__Work to complete__:
Copy the data precisely, character for character, and leave out every picture.
* start Stored data *
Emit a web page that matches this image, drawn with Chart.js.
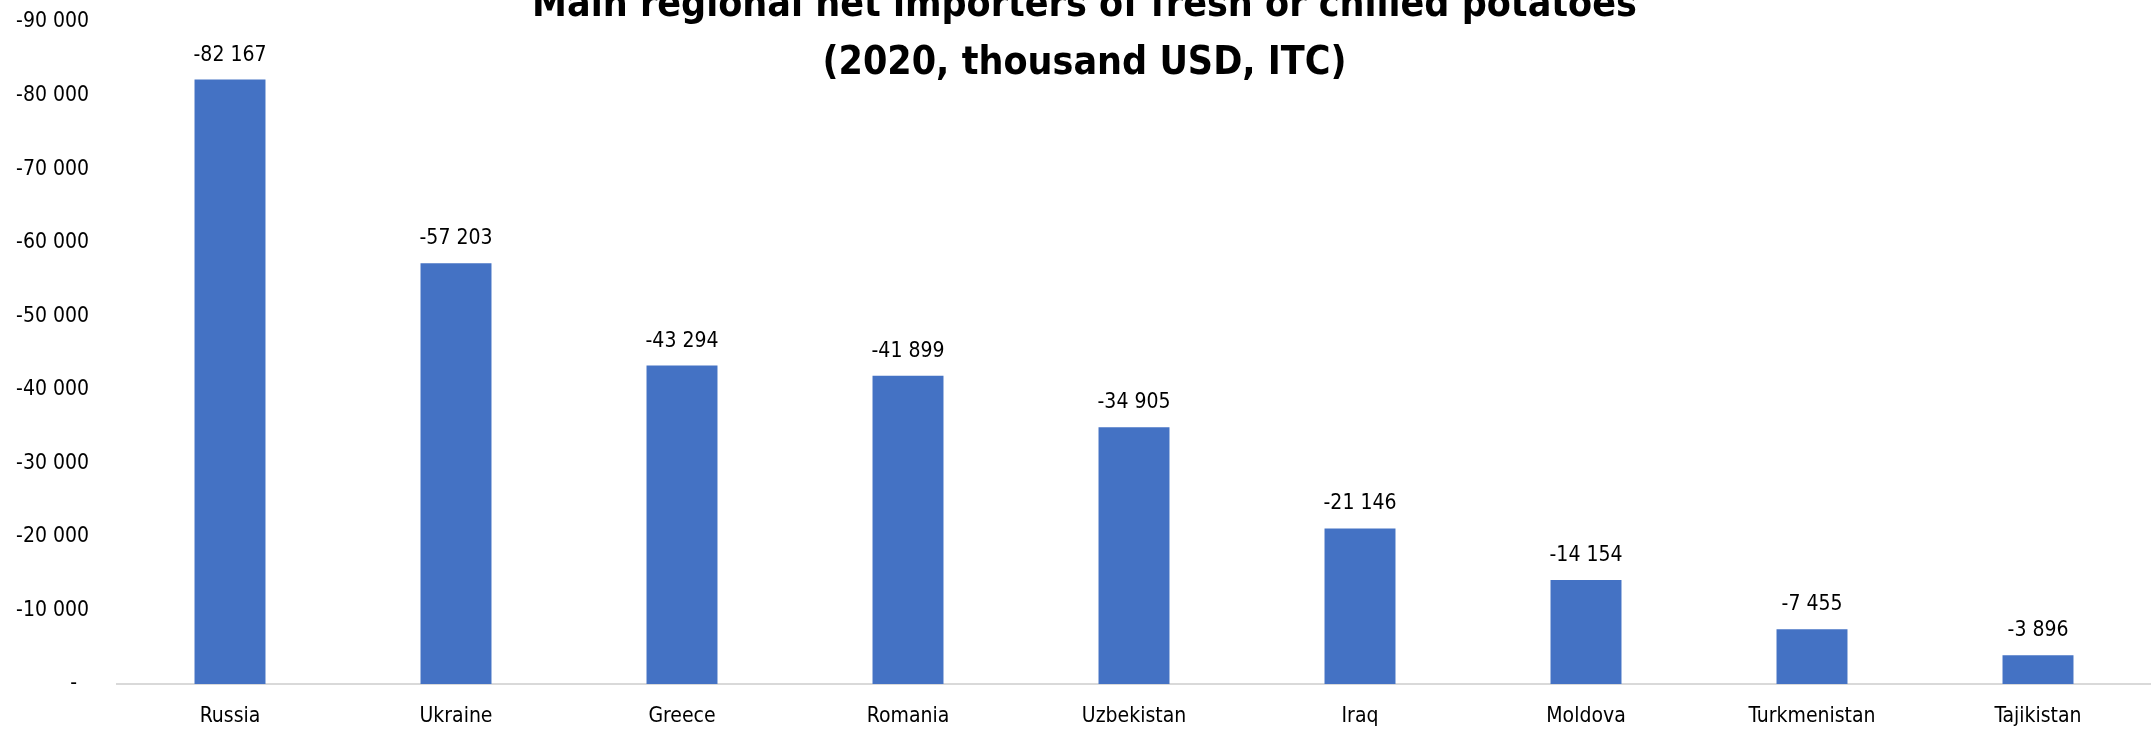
<!DOCTYPE html>
<html>
<head>
<meta charset="utf-8">
<script src="https://cdn.jsdelivr.net/npm/chart.js@4.4.0/dist/chart.umd.min.js"></script>
<style>
  html, body { margin: 0; padding: 0; background: #fff; overflow: hidden; }
  #wrap { width: 2151px; height: 729px; position: relative; }
</style>
</head>
<body>
<div id="wrap"><canvas id="importersChart"></canvas></div>
<script>
// Net imports, fresh or chilled potatoes (2020, thousand USD)
const countries = ['Russia', 'Ukraine', 'Greece', 'Romania', 'Uzbekistan', 'Iraq', 'Moldova', 'Turkmenistan', 'Tajikistan'];
const netImports = [-82167, -57203, -43294, -41899, -34905, -21146, -14154, -7455, -3896];
const titleLines = ['Main regional net importers of fresh or chilled potatoes', '(2020, thousand USD, ITC)'];
const axisMin = -90000;
const axisMax = 0;
const axisStep = 10000;

const FONT = "'Liberation Sans Narrow', 'DejaVu Sans Condensed', Lato, sans-serif";

Chart.defaults.color = '#000';
Chart.defaults.font.family = FONT;

function fmt(v) {
  const s = Math.abs(Math.round(v)).toString().replace(/\B(?=(\d{3})+(?!\d))/g, ' ');
  return (v < 0 ? '-' : '') + s;
}

// value labels above each bar
const barLabels = {
  id: 'barLabels',
  afterDatasetsDraw(chart) {
    const ctx = chart.ctx;
    const meta = chart.getDatasetMeta(0);
    ctx.save();
    ctx.font = '21px ' + FONT;
    ctx.fillStyle = '#000';
    ctx.textAlign = 'center';
    ctx.textBaseline = 'alphabetic';
    meta.data.forEach((bar, i) => {
      ctx.fillText(fmt(netImports[i]), bar.x, bar.y - 19);
    });
    ctx.restore();
  }
};

// overlay title (sits inside the plot, top line clipped like the original)
const overlayTitle = {
  id: 'overlayTitle',
  afterDraw(chart) {
    const ctx = chart.ctx;
    ctx.save();
    ctx.font = 'bold 39px ' + FONT;
    ctx.fillStyle = '#000';
    ctx.textAlign = 'center';
    ctx.textBaseline = 'alphabetic';
    const cx = chart.width / 2 + 9;
    ctx.fillText(titleLines[0], cx, 16);
    ctx.fillText(titleLines[1], cx, 74);
    ctx.restore();
  }
};

const ctx = document.getElementById('importersChart');
new Chart(ctx, {
  type: 'bar',
  data: {
    labels: countries,
    datasets: [{
      data: netImports,
      backgroundColor: '#4472C4',
      borderWidth: 0,
      categoryPercentage: 1,
      barPercentage: 0.314
    }]
  },
  options: {
    responsive: true,
    maintainAspectRatio: false,
    animation: false,
    layout: { padding: { top: 22, right: 0, bottom: 0, left: 0 } },
    plugins: {
      legend: { display: false },
      title: { display: false },
      tooltip: { enabled: false }
    },
    scales: {
      x: {
        grid: { display: false, drawTicks: false },
        border: { display: true, color: '#d9d9d9', width: 2 },
        ticks: { font: { size: 21 }, padding: 20, maxRotation: 0, autoSkip: false },
        afterFit(scale) { scale.height = 45; }
      },
      y: {
        reverse: true,
        min: axisMin,
        max: axisMax,
        grid: { display: false, drawTicks: false },
        border: { display: false },
        ticks: {
          stepSize: axisStep,
          font: { size: 21 },
          padding: 28,
          callback: v => v === 0 ? '-  ' : fmt(v)
        },
        afterFit(scale) {
          scale.width = 117;
          scale.paddingTop = 0;
          scale.paddingBottom = 0;
        }
      }
    }
  },
  plugins: [barLabels, overlayTitle]
});
</script>
</body>
</html>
* end Stored data *
__Solution for this task__:
Emit a web page that matches this image, drawn with Chart.js.
<!DOCTYPE html>
<html>
<head>
<meta charset="utf-8">
<script src="https://cdn.jsdelivr.net/npm/chart.js@4.4.0/dist/chart.umd.min.js"></script>
<style>
  html, body { margin: 0; padding: 0; background: #fff; overflow: hidden; }
  #wrap { width: 2151px; height: 729px; position: relative; }
</style>
</head>
<body>
<div id="wrap"><canvas id="importersChart"></canvas></div>
<script>
// Net imports, fresh or chilled potatoes (2020, thousand USD)
const countries = ['Russia', 'Ukraine', 'Greece', 'Romania', 'Uzbekistan', 'Iraq', 'Moldova', 'Turkmenistan', 'Tajikistan'];
const netImports = [-82167, -57203, -43294, -41899, -34905, -21146, -14154, -7455, -3896];
const titleLines = ['Main regional net importers of fresh or chilled potatoes', '(2020, thousand USD, ITC)'];
const axisMin = -90000;
const axisMax = 0;
const axisStep = 10000;

const FONT = "'Liberation Sans Narrow', 'DejaVu Sans Condensed', Lato, sans-serif";

Chart.defaults.color = '#000';
Chart.defaults.font.family = FONT;

function fmt(v) {
  const s = Math.abs(Math.round(v)).toString().replace(/\B(?=(\d{3})+(?!\d))/g, ' ');
  return (v < 0 ? '-' : '') + s;
}

// value labels above each bar
const barLabels = {
  id: 'barLabels',
  afterDatasetsDraw(chart) {
    const ctx = chart.ctx;
    const meta = chart.getDatasetMeta(0);
    ctx.save();
    ctx.font = '21px ' + FONT;
    ctx.fillStyle = '#000';
    ctx.textAlign = 'center';
    ctx.textBaseline = 'alphabetic';
    meta.data.forEach((bar, i) => {
      ctx.fillText(fmt(netImports[i]), bar.x, bar.y - 19);
    });
    ctx.restore();
  }
};

// overlay title (sits inside the plot, top line clipped like the original)
const overlayTitle = {
  id: 'overlayTitle',
  afterDraw(chart) {
    const ctx = chart.ctx;
    ctx.save();
    ctx.font = 'bold 39px ' + FONT;
    ctx.fillStyle = '#000';
    ctx.textAlign = 'center';
    ctx.textBaseline = 'alphabetic';
    const cx = chart.width / 2 + 9;
    ctx.fillText(titleLines[0], cx, 16);
    ctx.fillText(titleLines[1], cx, 74);
    ctx.restore();
  }
};

const ctx = document.getElementById('importersChart');
new Chart(ctx, {
  type: 'bar',
  data: {
    labels: countries,
    datasets: [{
      data: netImports,
      backgroundColor: '#4472C4',
      borderWidth: 0,
      categoryPercentage: 1,
      barPercentage: 0.314
    }]
  },
  options: {
    responsive: true,
    maintainAspectRatio: false,
    animation: false,
    layout: { padding: { top: 22, right: 0, bottom: 0, left: 0 } },
    plugins: {
      legend: { display: false },
      title: { display: false },
      tooltip: { enabled: false }
    },
    scales: {
      x: {
        grid: { display: false, drawTicks: false },
        border: { display: true, color: '#d9d9d9', width: 2 },
        ticks: { font: { size: 21 }, padding: 20, maxRotation: 0, autoSkip: false },
        afterFit(scale) { scale.height = 45; }
      },
      y: {
        reverse: true,
        min: axisMin,
        max: axisMax,
        grid: { display: false, drawTicks: false },
        border: { display: false },
        ticks: {
          stepSize: axisStep,
          font: { size: 21 },
          padding: 28,
          callback: v => v === 0 ? '-  ' : fmt(v)
        },
        afterFit(scale) {
          scale.width = 117;
          scale.paddingTop = 0;
          scale.paddingBottom = 0;
        }
      }
    }
  },
  plugins: [barLabels, overlayTitle]
});
</script>
</body>
</html>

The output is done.